Don't get me wrong, I love fishing a stream that I can step over to get to the other side, but there is something about watching the line peel off your reel and wondering if it will stop!

The water has been warm now for several weeks but so has the weather. Hot dry weather creates wind off shore! My boat is not small but it is not huge either. So the weather windows have been few and far between during this last couple of months.

Tuesday we were able to get out and go see what we could find. The swells were bigger than I would have liked and the wind was blowing harder than I would have liked. But it was time and we traveled across the Columbia River bar headed west about 50 miles.

I made a call over the VHF to see if we would have any company out there and had a boat respond to me. Its always nice to know there are other boats around when You are that far offshore. Part way through the day a friend called out to the coast guard. I knew this was not going to be good. He was taking on water. His first set of numbers put him a long way away and I knew they could not be right. It was not till the crew all hit the water and looked again at the back up GPS and broadcast those that we learned they were much closer than we thought. The coast guard air team got to them as the boat went under water. All made the trip up the wire to the helo and back home to their families. Not sure why the first set of numbers were wrong.

Anyway we had a great day catching tuna. My daughter ran the boat for awhile as I took a nap on the deck, well ok I was seasick part of the day. I had driven 750 miles the day before and was wiped out. That's not a good way to fight getting seasick.

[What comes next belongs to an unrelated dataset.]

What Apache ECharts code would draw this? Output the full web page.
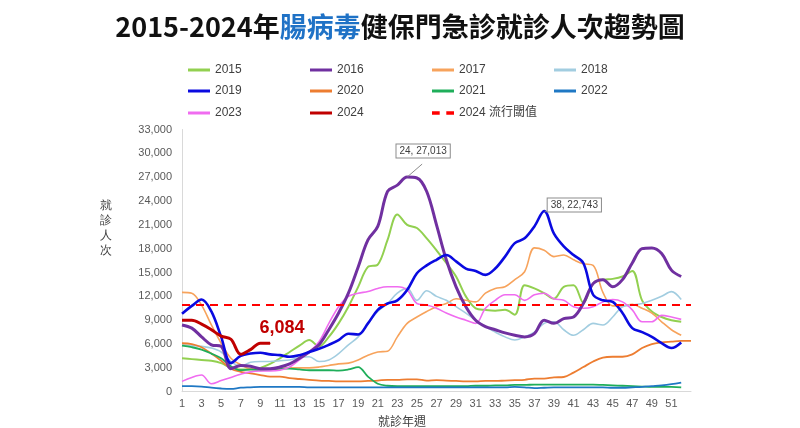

Fresh seared tuna loins graced the grill the next day. Even the guy that came to replaced my windshield on the truck could not help but participate. Boats cleaned and ready to go again. Most of my aches and pains are gone so soon we will head out there again!


----------



## Catherder (Aug 2, 2008)

What kind of tuna were you catching?


----------



## johnnycake (Jul 19, 2011)

Those would be albacore, delicious! It has been too long since I last went for charlie out of oregon/washington!


----------



## trackerputnam (Dec 21, 2014)

Yes albacore is correct! They are catching some very big Bluefin tuna just south of the Oregon border. With the water as warm as it is right now, there is no telling what we might catch here this year.


----------



## johnnycake (Jul 19, 2011)

I think I saw this post over on the Salty Dawgs at ifish! fun to see overlap! 
Good luck on getting an exotic or two!


----------



## trackerputnam (Dec 21, 2014)

Yes I post on ifish. Lots of friends there.


----------



## longbow (Mar 31, 2009)

Isn't that the daughter you posted a picture of with a big buck? Watch out young men, this girl hunts, fishes and skippers her Dad's boat!

Sounds like you guys had a great time and you're a good Dad for keeping your kids outdoors. Thanks for posting it.


----------



## mlob1one (Aug 29, 2014)

I miss my blue water days chasing jumpers out of Girabaldi (LI) living in OR. Totally jealous. I've got lots of friends on iFish too.


----------



## trackerputnam (Dec 21, 2014)

A different world for sure!


----------